(Rows from a dataset of charts and code)
= = = = = = =

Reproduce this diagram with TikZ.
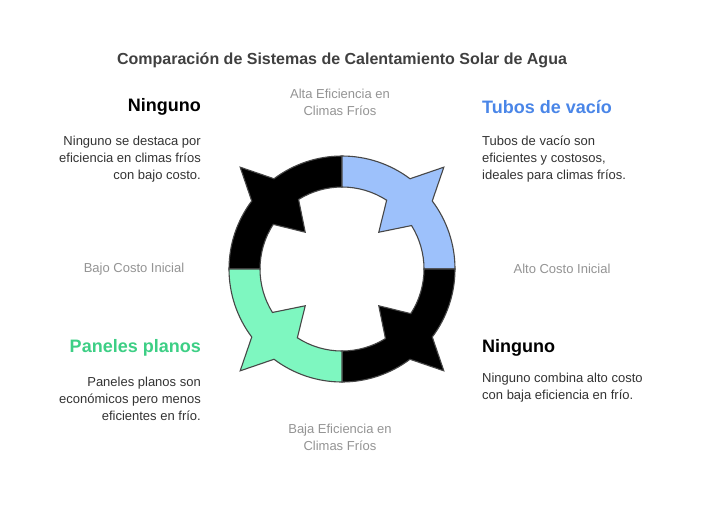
\documentclass[tikz,border=0pt]{standalone}
\usepackage{fontspec}
\setmainfont{Liberation Sans}
\definecolor{cblue}{HTML}{9DC1FB}
\definecolor{cgreen}{HTML}{7EF7C0}
\definecolor{tblue}{HTML}{4A86E8}
\definecolor{tgreen}{HTML}{3DCF85}
\begin{document}
\begin{tikzpicture}[x=1pt,y=-1pt,
  seg/.style={draw=black!72,line width=1.1pt,line join=miter},
  body/.style={font=\fontsize{13}{17}\selectfont,text=black!80,inner sep=0},
  axis/.style={font=\fontsize{13}{17}\selectfont,text=black!42,align=center,inner sep=0},
  head/.style={font=\fontsize{18}{22}\selectfont\bfseries,inner sep=0}]
\useasboundingbox[fill=white] (0,0) rectangle (708,504);
\begin{scope}[shift={(342,269)},x=1pt,y=1pt]
\foreach \a/\b/\c in {180/90/black,90/0/cblue,0/-90/black,-90/-180/cgreen}{
  \pgfmathsetmacro\m{(\a+\b)/2}
  \draw[seg,fill=\c] (\a:113) arc[start angle=\a,end angle=\m+8,radius=113]
    -- (\m:144) -- (\m-8:113) arc[start angle=\m-8,end angle=\b,radius=113]
    -- (\b:82) arc[start angle=\b,end angle=\m-13,radius=82]
    -- (\m:52) -- (\m+12:82) arc[start angle=\m+12,end angle=\a,radius=82] -- cycle;
}
\end{scope}
\node[font=\fontsize{16}{20}\selectfont\bfseries,text=black!75,inner sep=0] (title) at (342,60) {Comparación de Sistemas de Calentamiento Solar de Agua};
\node[head,anchor=east] (h1) at (201,107) {Ninguno};
\node[body,anchor=north east,align=right] (b1) at (201,136) {Ninguno se destaca por\\eficiencia en climas fríos\\con bajo costo.};
\node[head,anchor=west,text=tblue] (h2) at (482,107) {Tubos de vacío};
\node[body,anchor=north west,align=left] (b2) at (482,136) {Tubos de vacío son\\eficientes y costosos,\\ideales para climas fríos.};
\node[head,anchor=east,text=tgreen] (h3) at (201,348) {Paneles planos};
\node[body,anchor=north east,align=right] (b3) at (201,377) {Paneles planos son\\económicos pero menos\\eficientes en frío.};
\node[head,anchor=west] (h4) at (482,348) {Ninguno};
\node[body,anchor=north west,align=left] (b4) at (482,373) {Ninguno combina alto costo\\con baja eficiencia en frío.};
\node[axis] (t) at (340,102) {Alta Eficiencia en\\Climas Fríos};
\node[axis] (l) at (134,269) {Bajo Costo Inicial};
\node[axis] (r) at (562,269) {Alto Costo Inicial};
\node[axis] (bt) at (340,437) {Baja Eficiencia en\\Climas Fríos};
\end{tikzpicture}
\end{document}
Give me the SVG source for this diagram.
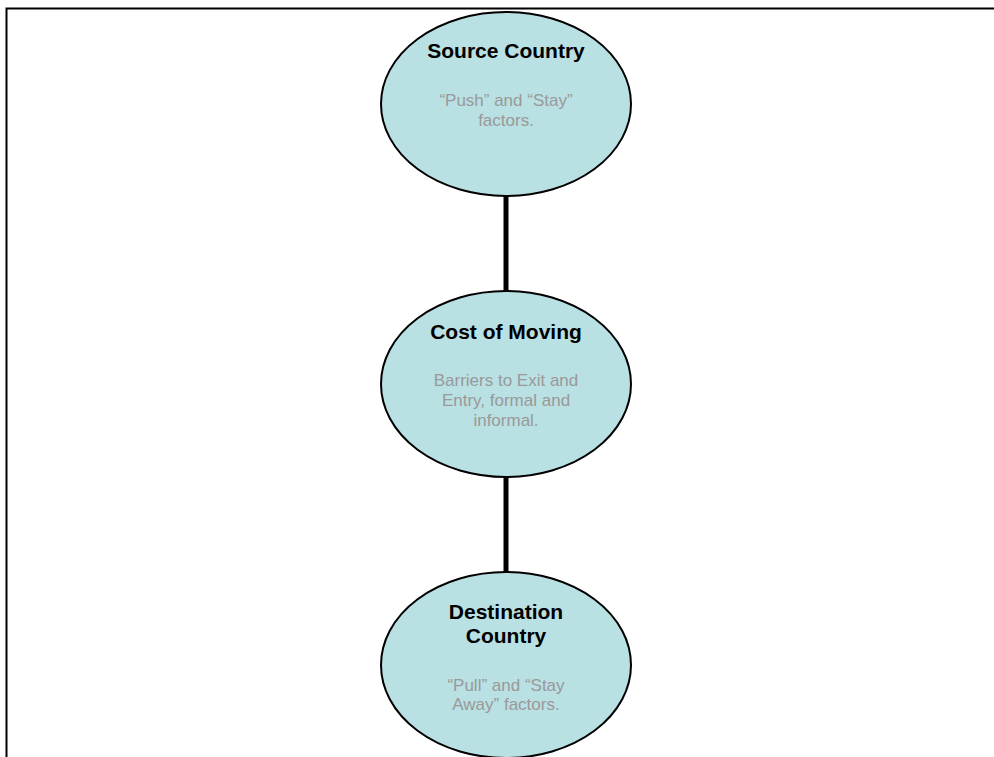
<svg xmlns="http://www.w3.org/2000/svg" width="994" height="757" viewBox="0 0 994 757">
<style>
.node{fill:#b9e0e3;stroke:#000;stroke-width:2}
.t{font-family:"Liberation Sans",Arial,sans-serif;font-weight:bold;font-size:21px;fill:#000;text-anchor:middle}
.b{font-family:"Liberation Sans",Arial,sans-serif;font-size:17px;fill:#999;text-anchor:middle}
.c{stroke:#000;stroke-width:5}
</style>
<rect width="994" height="757" fill="#fff"/>
<path d="M6.5 757 V8.5 H994" fill="none" stroke="#000" stroke-width="2"/>
<g id="connectors">
<line class="c" x1="506" y1="195" x2="506" y2="291"/>
<line class="c" x1="506" y1="476" x2="506" y2="573"/>
</g>
<g id="source">
<ellipse class="node" cx="506" cy="104" rx="125" ry="92"/>
<text class="t" x="506" y="58">Source Country</text>
<text class="b" x="506" y="106">“Push” and “Stay”</text>
<text class="b" x="506" y="126">factors.</text>
</g>
<g id="cost">
<ellipse class="node" cx="506" cy="384" rx="125" ry="93"/>
<text class="t" x="506" y="339">Cost of Moving</text>
<text class="b" x="506" y="386">Barriers to Exit and</text>
<text class="b" x="506" y="406">Entry, formal and</text>
<text class="b" x="506" y="426">informal.</text>
</g>
<g id="destination">
<ellipse class="node" cx="506" cy="665" rx="125" ry="93"/>
<text class="t" x="506" y="619">Destination</text>
<text class="t" x="506" y="643">Country</text>
<text class="b" x="506" y="691">“Pull” and “Stay</text>
<text class="b" x="506" y="710">Away” factors.</text>
</g>
</svg>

= = = = = = =

Written request:
Which lines in the records above contain the string "this"? Copy each one.

Written answer:
Reproduce this diagram with TikZ.
Give me the SVG source for this diagram.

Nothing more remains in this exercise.